Air travel is expected to take three years to recover to pre-recession levels of 2007 while the hotel sector could take four years, Euromonitor International has warned.
The market analysis provider’s latest report, revealed today at the WTM Vision Conference and based on statistics up to April this year, has revised forecasts it made last summer as a result of the contraction in the global economy.
It claims the worldwide travel and tourism industry will in fact shrink this year, instead of growing by 4%, as it originally predicted, although a slight recovery will start as early as next year.
Hotels were predicted to grow by 4.8% this year but that sector is now expected to decline by 3.6%, while air travel will decline by 2.3% instead of growing by 5.3%.
Euromonitor International global travel and tourism manager Caroline Bremner said: “People are shifting down from 5-star hotels for example to four-star.
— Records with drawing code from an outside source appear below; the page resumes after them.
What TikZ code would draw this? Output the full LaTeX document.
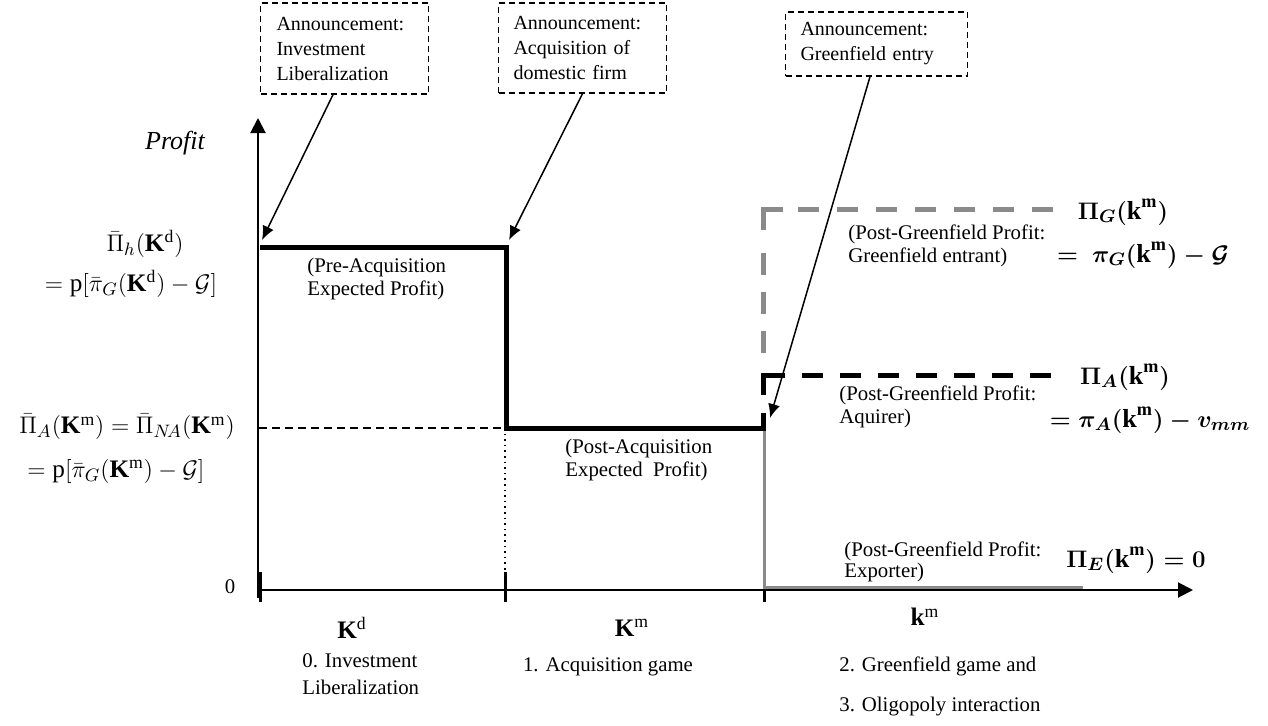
\documentclass[tikz,border=0pt]{standalone}
\usepackage{fontspec}
\setmainfont{Liberation Serif}
\usetikzlibrary{arrows.meta}
\definecolor{gfgrey}{RGB}{138,138,138}
\tikzset{
  announce/.style={draw,dash pattern=on 3pt off 2pt,line width=0.7pt,align=left,
    inner xsep=8pt,font=\fontsize{10}{12.5}\selectfont},
  lbl/.style={anchor=west,align=left,inner sep=1pt,font=\fontsize{10.4}{11.5}\selectfont},
  stage/.style={align=left,inner sep=1pt,font=\fontsize{10.4}{13.5}\selectfont},
  eqn/.style={inner sep=0.5pt,font=\fontsize{12.6}{15}\selectfont},
  eqnb/.style={inner sep=0.5pt,font=\fontsize{13}{15}\selectfont\boldmath},
  axis/.style={line width=1pt,-{Triangle[length=7.5pt,width=7.5pt]}},
  profit/.style={line width=2.5pt},
  pointer/.style={line width=0.75pt,-{Latex[length=7pt,width=6pt]}}
}

\begin{document}
\begin{tikzpicture}[x=25pt,y=25pt]
\useasboundingbox (0,0) rectangle (25.36,14.5);
% axes
\coordinate (ytop) at (5.16,12.14);
\coordinate (xend) at (23.86,2.70);
\draw[axis] (5.16,2.55) -- (ytop);
\draw[axis] (5.16,2.70) -- (xend);
\foreach \x in {5.20,10.10,15.28}
  \draw[line width=1.5pt] (\x,2.46) -- (\x,3.06);
\draw[line width=0.6pt,dash pattern=on 4pt off 2.5pt] (5.18,5.94) -- (10.12,5.94);
\draw[line width=0.8pt,dotted] (10.10,5.94) -- (10.10,3.06);

% greenfield profits
\draw[gfgrey,line width=1.5pt] (15.28,5.94) -- (15.28,2.76) -- (21.66,2.76);
\draw[gfgrey,profit] (15.26,9.90) -- (15.26,10.32) -- (15.66,10.32);
\draw[gfgrey,profit,dash pattern=on 10.5pt off 9pt] (15.96,10.32) -- (21.10,10.32);
\draw[gfgrey,profit,dash pattern=on 11pt off 8.5pt] (15.26,7.44) -- (15.26,9.50);
\draw[profit] (15.26,6.60) -- (15.26,7.00) -- (15.70,7.00);
\draw[profit,dash pattern=on 10.5pt off 8.5pt] (16.04,7.00) -- (21.14,7.00);

% expected profits
\draw[profit] (5.20,9.56) -- (10.12,9.56) -- (10.12,5.94) -- (15.26,5.94) -- (15.26,6.24);

% announcements
\node[announce,text width=68pt,minimum height=45.5pt] (annLib) at (6.89,13.53)
  {Announcement:\\Investment\\Liberalization};
\node[announce,text width=69pt,minimum height=45pt,inner xsep=7.5pt] (annAcq) at (11.65,13.54)
  {Announcement:\\Acquisition of\\domestic firm};
\node[announce,text width=76pt,minimum height=32pt,inner xsep=7.5pt] (annGf) at (17.53,13.62)
  {Announcement:\\Greenfield entry};
\coordinate (tipLib) at (5.24,9.70);
\coordinate (tipAcq) at (10.18,9.70);
\coordinate (tipGf) at (15.40,6.14);
\draw[pointer] ([xshift=-5.75pt]annLib.south) -- (tipLib);
\draw[pointer] (annAcq.south) -- (tipAcq);
\draw[pointer] ([xshift=-3.25pt]annGf.south) -- (tipGf);

% axis labels
\node[font=\fontsize{13}{15}\selectfont\itshape] (profit) at (3.50,11.64) {Profit};
\node[font=\fontsize{10.4}{12}\selectfont] (zero) at (4.60,2.76) {0};
\node[eqn] (kd) at (7.04,1.94) {$\mathbf{K}^{\mathrm{d}}$};
\node[eqn] (Km) at (12.64,1.94) {$\mathbf{K}^{\mathrm{m}}$};
\node[eqn] (km) at (18.50,2.16) {$\mathbf{k}^{\mathrm{m}}$};

% left values
\node[eqn] (piH) at (2.90,9.62) {$\bar\Pi_h(\mathbf{K}^{\mathrm{d}})$};
\node[eqn] (piHv) at (2.62,8.82) {$=\mathrm{p}[\bar\pi_G(\mathbf{K}^{\mathrm{d}})-\mathcal{G}]$};
\node[eqn] (piA) at (2.54,5.96) {$\bar\Pi_A(\mathbf{K}^{\mathrm{m}})=\bar\Pi_{N\!A}(\mathbf{K}^{\mathrm{m}})$};
\node[eqn] (piAv) at (2.32,5.08) {$=\mathrm{p}[\bar\pi_G(\mathbf{K}^{\mathrm{m}})-\mathcal{G}]$};

% right values
\node[eqnb] (piG) at (22.46,10.26) {$\Pi_G(\textbf{k}^{\mathrm{m}})$};
\node[eqnb] (piGv) at (22.86,9.40) {$=\ \pi_G(\textbf{k}^{\mathrm{m}})-\mathcal{G}$};
\node[eqnb] (piAq) at (22.50,6.96) {$\Pi_A(\textbf{k}^{\mathrm{m}})$};
\node[eqnb] (piAqv) at (23.00,6.10) {$=\pi_A(\textbf{k}^{\mathrm{m}})-v_{mm}$};
\node[eqnb] (piE) at (22.72,3.30) {$\Pi_E(\textbf{k}^{\mathrm{m}})=0$};

% curve labels
\node[lbl] (preAcq) at (6.10,8.93) {(Pre-Acquisition\\Expected Profit)};
\node[lbl] (postAcq) at (11.26,5.30) {(Post-Acquisition\\Expected\ \ Profit)};
\node[lbl] (postGf) at (16.92,9.59) {(Post-Greenfield Profit:\\Greenfield entrant)};
\node[lbl] (postAq) at (16.74,6.37) {(Post-Greenfield Profit:\\Aquirer)};
\node[lbl,font=\fontsize{10.4}{10.5}\selectfont] (postEx) at (16.84,3.26) {(Post-Greenfield Profit:\\Exporter)};

% stages
\node[stage,anchor=west] (stLib) at (6.00,1.02) {0. Investment\\Liberalization};
\node[stage] (stAcq) at (12.16,1.16) {1. Acquisition game};
\node[stage,anchor=west] (stGf) at (16.74,1.18) {2. Greenfield game and};
\node[stage,anchor=west] (stOl) at (16.74,0.36) {3. Oligopoly interaction};
\end{tikzpicture}
\end{document}
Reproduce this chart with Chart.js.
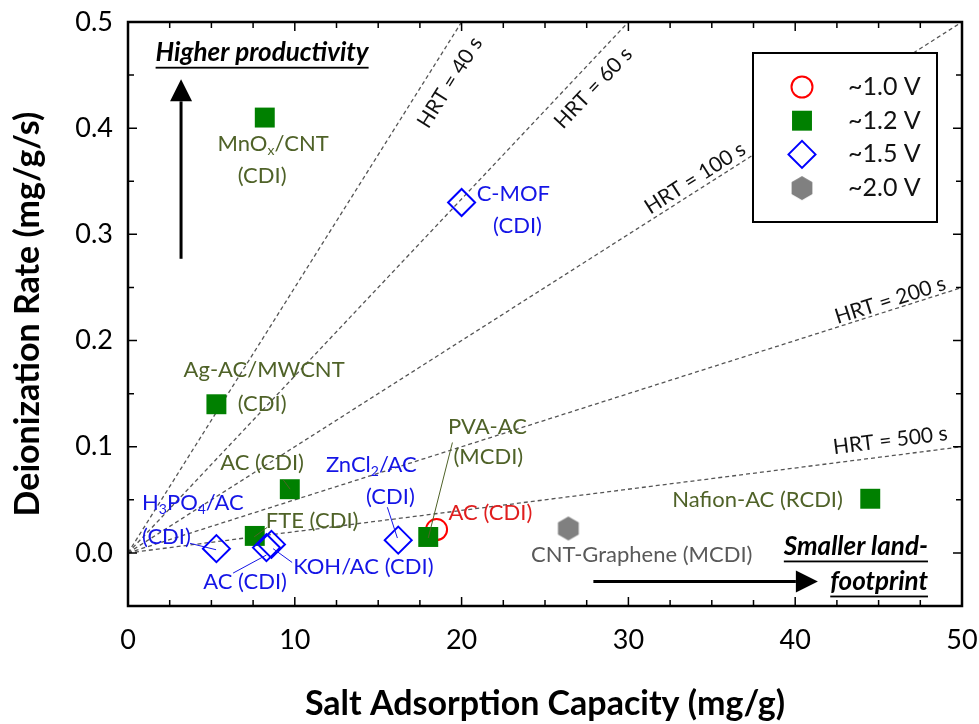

The larger chains can fall back on their mid-market, budget or boutique brands, which is helping them.”
The report forecasts a slight recovery in the global travel industry next year, but the growth will be far behind pre-recession forecasts. For hotels, 2010 is expected to see growth of 0.8% (instead of the originally forecast 5%) and flights 1% instead of 5.2%. Global departures will grow by 1.8% rather than 5.4%, and arrivals by 2.2% instead of 5.9%.
While western Europe is likely to see the green shoots of recovery from next year, the reports warns the north America market will take until 2011 to start its recovery.
Separate analysis by the World Travel and Tourism Council – which has also been forced to revise its original forecasts – predicts a contraction in travel and tourism gross domestic product of 3.5% this year and next, with growth of just 0.25% in 2010.
This compares to annual growth in the global tourism industry of 3.6% annually for the last four years, said WTTC economist Amir Girgis, speaking at the WTM Vision Conference.
However, Girgis predicted a return to levels of 4% growth between 2010-2019, with the Middle East and China markets leading the bounce-back.
“Tourists globally start changing their perceptions of travel the minute they can afford it. Once we get out of the current crisis, the long-term prospects are looking very good and healthy,” he said.
But The Co-operative Travel managing director Mike Greenacre said he feared the impact of rises in air passenger duty on UK outbound travel, particularly from next year. “It’s going to have a massive impact on longhaul destinations,” he said.
Girgis admitted the UK government was “adding obstacles” to the recovery of the UK travel market. “We would love to see this abolished,” he added.